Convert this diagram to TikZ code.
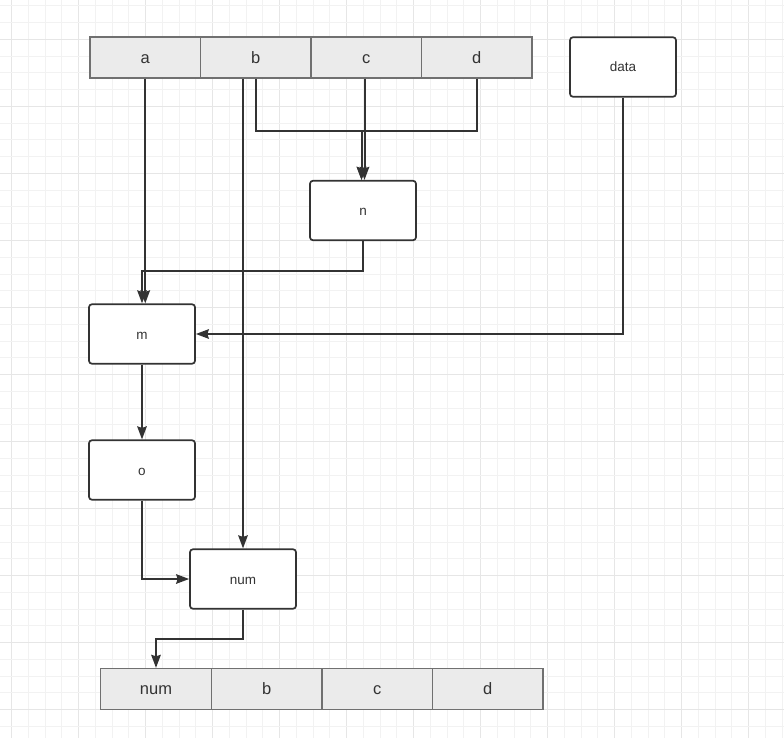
\documentclass[tikz,border=0pt]{standalone}
\usepackage{fontspec}
\setmainfont{Liberation Sans}
\usetikzlibrary{arrows.meta,calc}
\definecolor{ln}{HTML}{333333}
\definecolor{cellfill}{HTML}{EBEBEB}
\definecolor{cellborder}{HTML}{707070}
\definecolor{gminor}{HTML}{F2F2F2}
\definecolor{gmajor}{HTML}{E6E6E6}
\tikzset{
  cell/.style={draw=cellborder, fill=cellfill, line width=1.3pt, minimum width=110.5pt, minimum height=41pt, inner sep=0pt, text=ln, text height=15pt, text depth=3.5pt, font=\fontsize{16.5}{18}\selectfont},
  rbox/.style={draw=ln, fill=white, line width=1.7pt, rounded corners=3pt, minimum width=106pt, minimum height=59.5pt, inner sep=0pt, text=ln, text height=12.5pt, text depth=2.5pt, font=\fontsize{13.5}{15}\selectfont},
  arr/.style={draw=ln, line width=2pt, -{Stealth[length=13pt,width=9.5pt,inset=1.5pt]}},
}
\begin{document}
\begin{tikzpicture}[x=1pt,y=-1pt]
\useasboundingbox (0,0) rectangle (784,738);
\fill[white] (0,0) rectangle (784,738);
% grid
\foreach \k in {0,...,46}{
  \pgfmathsetmacro{\xx}{11.5+16.75*\k}
  \pgfmathtruncatemacro{\mm}{mod(\k,4)}
  \ifnum\mm=0 \draw[gmajor, line width=1.5pt] (\xx,0) -- (\xx,738);
  \else \draw[gminor, line width=1pt] (\xx,0) -- (\xx,738); \fi
}
\foreach \k in {-2,...,41}{
  \pgfmathsetmacro{\yy}{39.5+16.75*\k}
  \pgfmathtruncatemacro{\mm}{mod(\k+8,4)}
  \ifnum\mm=0 \draw[gmajor, line width=1.5pt] (0,\yy) -- (784,\yy);
  \else \draw[gminor, line width=1pt] (0,\yy) -- (784,\yy); \fi
}
% top row
\node[cell] (a) at (145.25,57.5) {a};
\node[cell] (b) at (255.75,57.5) {b};
\node[cell] (c) at (366.25,57.5) {c};
\node[cell] (d) at (476.75,57.5) {d};
% boxes
\node[rbox] (data) at (623,67) {data};
\node[rbox] (n) at (363,210.5) {n};
\node[rbox] (m) at (142,334) {m};
\node[rbox] (o) at (142,470) {o};
\node[rbox] (num) at (243,579) {num};
% bottom row
\node[cell] (bnum) at (156,689) {num};
\node[cell] (bb) at (266.6,689) {b};
\node[cell] (bc) at (377.2,689) {c};
\node[cell] (bd) at (487.8,689) {d};
% helper coordinates
\coordinate (jn) at (0,131);
\coordinate (nL) at ($(n.north)+(-1.5,0)$);
\coordinate (nR) at ($(n.north)+(1.5,0)$);
% connectors
\draw[arr] (a.south) -- (a.south |- m.north);
\draw[arr] (num.north |- b.south) -- (num.north);
\draw[arr] (b.south) -- (b.south |- jn) -| (nL);
\draw[arr] (d.south) -- (d.south |- jn) -| (nL);
\draw[arr] (nR |- c.south) -- (nR);
\draw[arr] (n.south) -- ++(0,30) -| (m.north);
\draw[arr] (data.south) |- (m.east);
\draw[arr] (m.south) -- (o.north);
\draw[arr] (o.south) |- (num.west);
\draw[arr] (num.south) -- ++(0,29) -| (bnum.north);
\end{tikzpicture}
\end{document}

※

◆ **TASK**
Copy out all of the material exactly as written, without its pictures.

◆ **EXERCISE RESPONSE**
Convert this diagram to TikZ code.
\documentclass[tikz,border=0pt]{standalone}
\usepackage{fontspec}
\setmainfont{Liberation Sans}
\usetikzlibrary{arrows.meta,calc}
\definecolor{ln}{HTML}{333333}
\definecolor{cellfill}{HTML}{EBEBEB}
\definecolor{cellborder}{HTML}{707070}
\definecolor{gminor}{HTML}{F2F2F2}
\definecolor{gmajor}{HTML}{E6E6E6}
\tikzset{
  cell/.style={draw=cellborder, fill=cellfill, line width=1.3pt, minimum width=110.5pt, minimum height=41pt, inner sep=0pt, text=ln, text height=15pt, text depth=3.5pt, font=\fontsize{16.5}{18}\selectfont},
  rbox/.style={draw=ln, fill=white, line width=1.7pt, rounded corners=3pt, minimum width=106pt, minimum height=59.5pt, inner sep=0pt, text=ln, text height=12.5pt, text depth=2.5pt, font=\fontsize{13.5}{15}\selectfont},
  arr/.style={draw=ln, line width=2pt, -{Stealth[length=13pt,width=9.5pt,inset=1.5pt]}},
}
\begin{document}
\begin{tikzpicture}[x=1pt,y=-1pt]
\useasboundingbox (0,0) rectangle (784,738);
\fill[white] (0,0) rectangle (784,738);
% grid
\foreach \k in {0,...,46}{
  \pgfmathsetmacro{\xx}{11.5+16.75*\k}
  \pgfmathtruncatemacro{\mm}{mod(\k,4)}
  \ifnum\mm=0 \draw[gmajor, line width=1.5pt] (\xx,0) -- (\xx,738);
  \else \draw[gminor, line width=1pt] (\xx,0) -- (\xx,738); \fi
}
\foreach \k in {-2,...,41}{
  \pgfmathsetmacro{\yy}{39.5+16.75*\k}
  \pgfmathtruncatemacro{\mm}{mod(\k+8,4)}
  \ifnum\mm=0 \draw[gmajor, line width=1.5pt] (0,\yy) -- (784,\yy);
  \else \draw[gminor, line width=1pt] (0,\yy) -- (784,\yy); \fi
}
% top row
\node[cell] (a) at (145.25,57.5) {a};
\node[cell] (b) at (255.75,57.5) {b};
\node[cell] (c) at (366.25,57.5) {c};
\node[cell] (d) at (476.75,57.5) {d};
% boxes
\node[rbox] (data) at (623,67) {data};
\node[rbox] (n) at (363,210.5) {n};
\node[rbox] (m) at (142,334) {m};
\node[rbox] (o) at (142,470) {o};
\node[rbox] (num) at (243,579) {num};
% bottom row
\node[cell] (bnum) at (156,689) {num};
\node[cell] (bb) at (266.6,689) {b};
\node[cell] (bc) at (377.2,689) {c};
\node[cell] (bd) at (487.8,689) {d};
% helper coordinates
\coordinate (jn) at (0,131);
\coordinate (nL) at ($(n.north)+(-1.5,0)$);
\coordinate (nR) at ($(n.north)+(1.5,0)$);
% connectors
\draw[arr] (a.south) -- (a.south |- m.north);
\draw[arr] (num.north |- b.south) -- (num.north);
\draw[arr] (b.south) -- (b.south |- jn) -| (nL);
\draw[arr] (d.south) -- (d.south |- jn) -| (nL);
\draw[arr] (nR |- c.south) -- (nR);
\draw[arr] (n.south) -- ++(0,30) -| (m.north);
\draw[arr] (data.south) |- (m.east);
\draw[arr] (m.south) -- (o.north);
\draw[arr] (o.south) |- (num.west);
\draw[arr] (num.south) -- ++(0,29) -| (bnum.north);
\end{tikzpicture}
\end{document}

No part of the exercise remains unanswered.